Fighting Impunity: Court Orders Police Chief, City Authority to Apologise to Abused Journalists

A High Court in the Ghanaian capital, Accra, has ordered Ghana’s Inspector-General of Police (IGP) and authorities of the Accra Metropolitan Assembly (AMA) to within seven days render separate apologies to two journalists working with the Accra-based Multimedia Group Limited. The apologies are also to be published in Ghana’s leading newspaper, Daily Graphic to be given “special prominence.”

The Multimedia Group Limited (MGL) is one of Ghana’s biggest media conglomerates operating six radio stations, a multi-channel free to air television network and one of Ghana’s leading news website, myjoyonline.com.

In 2015, a joint suit was filed at the High Court against the then mayor of the AMA, Alfred Oko Vanderpuije (who is now a Member of Parliament) and the IGP for attempting to arrest the journalists and for arresting and detaining their driver. The assault on the journalists and their driver followed their filming of the effects of the demolition of residential structures by the AMA at Mensa Guinea, a suburb of Accra.

A news report carried by myjoyonline.com, which is operated by the MGL, said the court, found the AMA under the former mayor and the Ghana police “unlawfully interfered with and violated the rights” of the journalists, Solomon Joojo Cobbinah and Festus Jackson Davies, and a driver of the Multimedia company, Felix Akunor while the three were discharging “their constitutionally guaranteed duties as journalists.”

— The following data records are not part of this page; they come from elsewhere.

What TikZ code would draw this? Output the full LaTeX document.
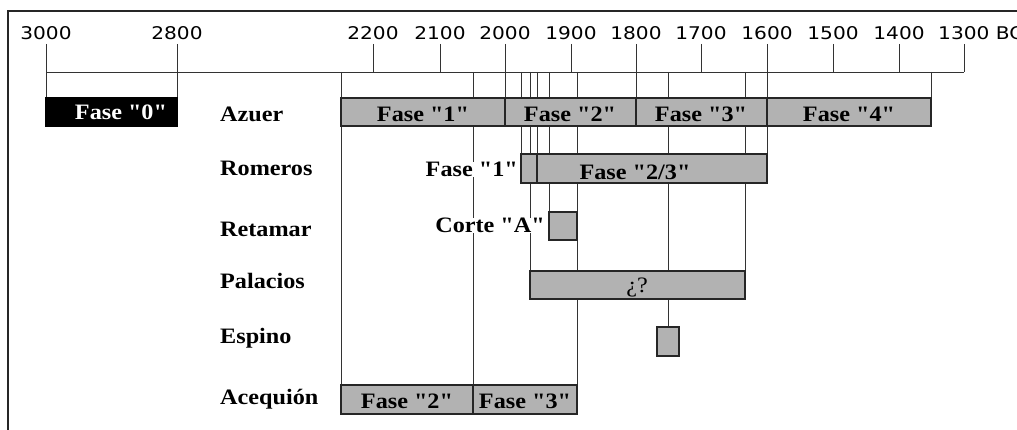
\documentclass[tikz,border=0pt]{standalone}
\usepackage{fontspec}
\newfontfamily\tnr{Liberation Serif}
\newfontfamily\axisfont{DejaVu Sans}
\usepackage{graphicx}
\newcommand{\wx}[1]{\scalebox{1.1}[1]{#1}}
\newcommand{\wy}[1]{\scalebox{1.15}[1]{#1}}
\begin{document}
\begin{tikzpicture}[x=1pt,y=-1pt,
  ln/.style={draw=black!80, line width=0.9pt},
  bar/.style={draw=black!85, line width=1.2pt, fill=gray!60},
  yr/.style={font=\axisfont\fontsize{17.5}{20}\selectfont, anchor=base, inner sep=0pt},
  site/.style={font=\tnr\bfseries\fontsize{22}{24}\selectfont, anchor=base west, inner sep=0pt},
  lab/.style={font=\tnr\bfseries\fontsize{22}{24}\selectfont, anchor=base, inner sep=0pt},
  tag/.style={lab, anchor=base east, fill=white, inner xsep=1pt},
]
\useasboundingbox (0,0) rectangle (1017,430);
% frame
\draw[line width=1.3pt, black!85] (8,430) -- (8,11) -- (1017,11);
% axis
\draw[ln] (46,72) -- (964,72);
% ticks and long verticals
\foreach \x/\a/\b in {46/44/98, 177/44/98, 341/72/385, 373/44/72, 440/44/72,
  473/72/385, 505/44/98, 521/72/154, 530/72/271, 537/72/154, 549/72/212,
  571/44/72, 577/72/385, 636/44/98, 668/72/327, 701/44/72, 745/72/271,
  767/44/154, 833/44/72, 899/44/72, 931/72/98, 964/44/72}
  \draw[ln] (\x,\a) -- (\x,\b);
% year labels
\node[yr] (y3000) at (46,40) {\wy{3000}};
\node[yr] (y2800) at (177,40) {\wy{2800}};
\node[yr] (y2200) at (373,40) {\wy{2200}};
\node[yr] (y2100) at (440,40) {\wy{2100}};
\node[yr] (y2000) at (505,40) {\wy{2000}};
\node[yr] (y1900) at (571,40) {\wy{1900}};
\node[yr] (y1800) at (636,40) {\wy{1800}};
\node[yr] (y1700) at (701,40) {\wy{1700}};
\node[yr] (y1600) at (767,40) {\wy{1600}};
\node[yr] (y1500) at (833,40) {\wy{1500}};
\node[yr] (y1400) at (899,40) {\wy{1400}};
\node[yr, anchor=base west] (y1300) at (938,40) {\wy{1300 BC}};
% bars
\filldraw[draw=black, fill=black, line width=1.2pt] (46,98) rectangle (177,126);
\filldraw[bar] (341,98) rectangle (505,126);
\filldraw[bar] (505,98) rectangle (636,126);
\filldraw[bar] (636,98) rectangle (767,126);
\filldraw[bar] (767,98) rectangle (931,126);
\filldraw[bar] (521,154) rectangle (537,183);
\filldraw[bar] (537,154) rectangle (767,183);
\filldraw[bar] (549,212) rectangle (577,240);
\filldraw[bar] (530,271) rectangle (745,299);
\filldraw[bar] (657,327) rectangle (679,356);
\filldraw[bar] (341,385) rectangle (473,414);
\filldraw[bar] (473,385) rectangle (577,414);
% bar labels
\node[lab, text=white] (f0) at (121,120) {\wx{Fase "0"}};
\node[lab] (az1) at (423,122) {\wx{Fase "1"}};
\node[lab] (az2) at (570,122) {\wx{Fase "2"}};
\node[lab] (az3) at (701,122) {\wx{Fase "3"}};
\node[lab] (az4) at (849,122) {\wx{Fase "4"}};
\node[tag] (ro1) at (519,177) {\wx{Fase "1"}};
\node[lab] (ro23) at (635,180) {\wx{Fase "2/3"}};
\node[tag] (reA) at (546,233) {\wx{Corte "A"}};
\node[lab, font=\tnr\fontsize{22}{24}\selectfont] (pa) at (637,292) {\wx{¿?}};
\node[lab] (ac2) at (407,408) {\wx{Fase "2"}};
\node[lab] (ac3) at (525,408) {\wx{Fase "3"}};
% site labels
\node[site] (azuer) at (220,122) {\wx{Azuer}};
\node[site] (romeros) at (220,176) {\wx{Romeros}};
\node[site] (retamar) at (220,237) {\wx{Retamar}};
\node[site] (palacios) at (220,288) {\wx{Palacios}};
\node[site] (espino) at (220,343) {\wx{Espino}};
\node[site] (acequion) at (220,404) {\wx{Acequión}};
\end{tikzpicture}
\end{document}
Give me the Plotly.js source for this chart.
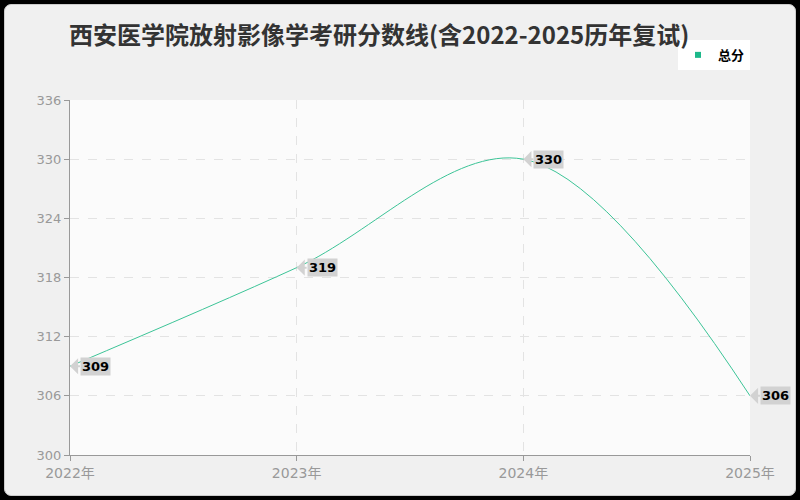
<!DOCTYPE html>
<html>
<head>
<meta charset="utf-8">
<script src="https://cdn.plot.ly/plotly-3.0.1.min.js"></script>
<style>
  html, body { margin: 0; padding: 0; background: #000; }
  #frame { position: absolute; left: 4px; top: 4px; width: 790px; height: 490px;
           background: #f0f0f0; border: 1px solid #ccc; border-radius: 7px; }
  #chart { position: absolute; left: 0; top: 0; width: 800px; height: 500px; }
</style>
</head>
<body>
<div id="frame"></div>
<div id="chart"></div>
<script>
var years = [2022, 2023, 2024, 2025];
var yearLabels = ["2022年", "2023年", "2024年", "2025年"];
var scores = [309, 319, 330, 306];
var seriesName = "总分";
var lineColor = "#3cc497";
var tagColor = "#d2d2d2";

var trace = {
  x: years,
  y: scores,
  name: seriesName,
  type: 'scatter',
  mode: 'lines',
  line: { shape: 'spline', smoothing: 1, color: lineColor, width: 1 },
  showlegend: false,
  hoverinfo: 'x+y'
};

// legend entry only: small square in the series colour
var legendEntry = {
  x: [null], y: [null],
  name: '<b>' + seriesName + '</b>',
  type: 'scatter',
  mode: 'markers',
  marker: { symbol: 'square', size: 6, color: '#1db88a' },
  showlegend: true
};

var annotations = years.map(function (yr, i) {
  return {
    x: yr, y: scores[i], xref: 'x', yref: 'y',
    text: '<b>' + scores[i] + '</b>',
    font: { family: 'DejaVu Sans', size: 13, color: '#000' },
    bgcolor: tagColor,
    borderpad: 1,
    xanchor: 'left',
    showarrow: true, ax: 10, ay: 0,
    arrowhead: 1, arrowwidth: 2, arrowsize: 1.35,
    arrowcolor: tagColor, standoff: 0
  };
});

var layout = {
  width: 800, height: 500,
  paper_bgcolor: 'rgba(0,0,0,0)',
  plot_bgcolor: '#fbfbfb',
  font: { family: '"Noto Sans CJK SC", "Noto Sans", sans-serif' },
  margin: { l: 70, r: 50, t: 100, b: 45 },
  title: {
    text: '<b>西安医学院放射影像学考研分数线(含2022-2025历年复试)</b>',
    font: { size: 24, color: '#333' },
    x: 0.474, xanchor: 'center', y: 0.928, yanchor: 'middle'
  },
  showlegend: true,
  legend: {
    x: 1.0, y: 1.127, xanchor: 'right', yanchor: 'middle',
    bgcolor: '#fff', borderwidth: 0,
    font: { size: 13, color: '#000' },
    itemwidth: 30
  },
  xaxis: {
    range: [2022, 2025],
    tickvals: years, ticktext: yearLabels,
    showgrid: true, gridcolor: '#e3e3e3', griddash: 'dash',
    showline: true, linecolor: '#999', linewidth: 1,
    ticks: 'outside', ticklen: 5, tickcolor: '#999',
    tickfont: { family: '"DejaVu Sans", "Noto Sans CJK SC"', size: 14, color: '#999' },
    zeroline: false, fixedrange: true
  },
  yaxis: {
    range: [300, 336], dtick: 6, tick0: 300,
    showgrid: true, gridcolor: '#e3e3e3', griddash: 'dash',
    showline: true, linecolor: '#999', linewidth: 1,
    ticks: 'outside', ticklen: 5, tickcolor: '#999',
    tickfont: { family: '"DejaVu Sans"', size: 13, color: '#999' },
    zeroline: false, fixedrange: true
  },
  annotations: annotations
};

Plotly.newPlot('chart', [trace, legendEntry], layout, { displayModeBar: false, staticPlot: true });
</script>
</body>
</html>
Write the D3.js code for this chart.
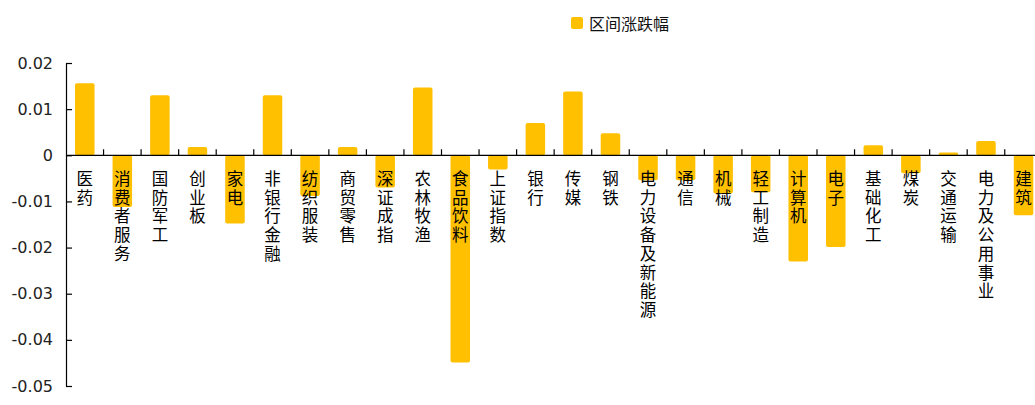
<!DOCTYPE html>
<html><head><meta charset="utf-8">
<script src="https://cdn.jsdelivr.net/npm/d3@7"></script>
<style>
html,body{margin:0;padding:0;background:#fff;overflow:hidden;}
svg{display:block;}
</style></head>
<body>
<svg id="chart" width="1035" height="405"></svg>
<script>
const categories = ["医药","消费者服务","国防军工","创业板","家电","非银行金融","纺织服装","商贸零售","深证成指","农林牧渔","食品饮料","上证指数","银行","传媒","钢铁","电力设备及新能源","通信","机械","轻工制造","计算机","电子","基础化工","煤炭","交通运输","电力及公用事业","建筑"];
const values = [0.0156,-0.0112,0.0130,0.0018,-0.0148,0.0130,-0.0088,0.0018,-0.0070,0.0147,-0.0449,-0.0031,0.0070,0.0138,0.0048,-0.0054,-0.0054,-0.0083,-0.0080,-0.0230,-0.0199,0.0022,-0.0039,0.0006,0.0031,-0.0130];
const yTicks = [0.02,0.01,0,-0.01,-0.02,-0.03,-0.04,-0.05];
const seriesName = "区间涨跌幅";
const barColor = "#FFC000";

const svg = d3.select("#chart");
const x0 = 66, step = 37.55;
const x = d3.scaleBand().domain(categories).range([x0, x0 + step*categories.length]).paddingInner(0.48).paddingOuter(0.24);
const y = d3.scaleLinear().domain([-0.05, 0.02]).range([386, 63]);

// bars
svg.append("g").selectAll("rect").data(categories).join("rect")
  .attr("x", d => x(d))
  .attr("width", x.bandwidth())
  .attr("y", (d,i) => Math.min(y(values[i]), y(0)))
  .attr("height", (d,i) => Math.abs(y(values[i]) - y(0)))
  .attr("rx", 2)
  .attr("fill", barColor);

// y axis
const yAxis = svg.append("g").attr("transform", `translate(${x0},0)`)
  .call(d3.axisLeft(y).tickValues(yTicks).tickSizeInner(-6).tickSizeOuter(0).tickPadding(13)
    .tickFormat(d => d === 0 ? "0" : d.toFixed(2)));
yAxis.select(".domain").attr("stroke", "#000").attr("stroke-width", 1.2);
yAxis.selectAll(".tick line").attr("stroke", "#000").attr("stroke-width", 1.2);
yAxis.selectAll("text").attr("font-family", "DejaVu Sans").attr("font-size", 16).attr("fill", "#222");

// zero line + category boundary ticks
const gx = svg.append("g");
gx.append("line").attr("x1", x0).attr("x2", 1035).attr("y1", y(0)).attr("y2", y(0)).attr("stroke", "#000").attr("stroke-width", 1.2);
gx.selectAll("line.t").data(categories).join("line").attr("class","t")
  .attr("x1", d => x(d) + x.bandwidth()/2 + x.step()/2)
  .attr("x2", d => x(d) + x.bandwidth()/2 + x.step()/2)
  .attr("y1", y(0)).attr("y2", y(0) - 6)
  .attr("stroke", "#000").attr("stroke-width", 1.2);

// vertical category labels, one character per line
const lab = svg.append("g");
categories.forEach(c => {
  const cx = x(c) + x.bandwidth()/2;
  Array.from(c).forEach((ch, j) => {
    lab.append("text").attr("x", cx).attr("y", 179 + j*18.7)
      .attr("text-anchor", "middle").attr("dominant-baseline", "central")
      .attr("font-family", "'Liberation Sans', 'Noto Sans CJK SC'").attr("font-size", 16.5).attr("fill", "#000")
      .text(ch);
  });
});

// legend
const lg = svg.append("g");
lg.append("rect").attr("x", 571).attr("y", 17).attr("width", 12).attr("height", 12).attr("rx", 2).attr("fill", barColor);
lg.append("text").attr("x", 589).attr("y", 23).attr("dominant-baseline", "central")
  .attr("font-family", "Noto Sans CJK SC").attr("font-size", 16).attr("fill", "#111").text(seriesName);
</script>
</body></html>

The report by myjoyonline.com on the ruling stated: “Mr Vanderpuije called police on the reporters who were filming the homeless nightlife of the victims after the demolition, accusing them of fabricating a story to embarrass and cause disaffection for government.” But the court held that “there was no legal or objectively reasonable justification for the suspicion that the reporters were committing an offence or were attempting to do so.”

The court declared that the action of the former Mayor and his collaborators “was a wrongful and unlawful interference with the reporters’ right to personal liberty, freedom of expression, right to information and right to enjoyment of the independence of the media,” said the report on the ruling by myjoyonline.com. Lawyer for the journalists, Mr. Samson Lardy Anyenini, told myjoyonline.com that the “judgment was yet another victory against abuse of journalists.”

The Media Foundation for West Africa (MFWA) welcomes the ruling and commends the Multimedia Group for defending its journalists and fighting against impunity. “This is a great victory for press freedom and the fight against impunity for crimes against journalists, and we urge media organisations to emulate the example of the Multimedia Group to defend and protect their journalists,” said Dora Mawutor, MFWA’s Programme Manager for Freedom of Expression.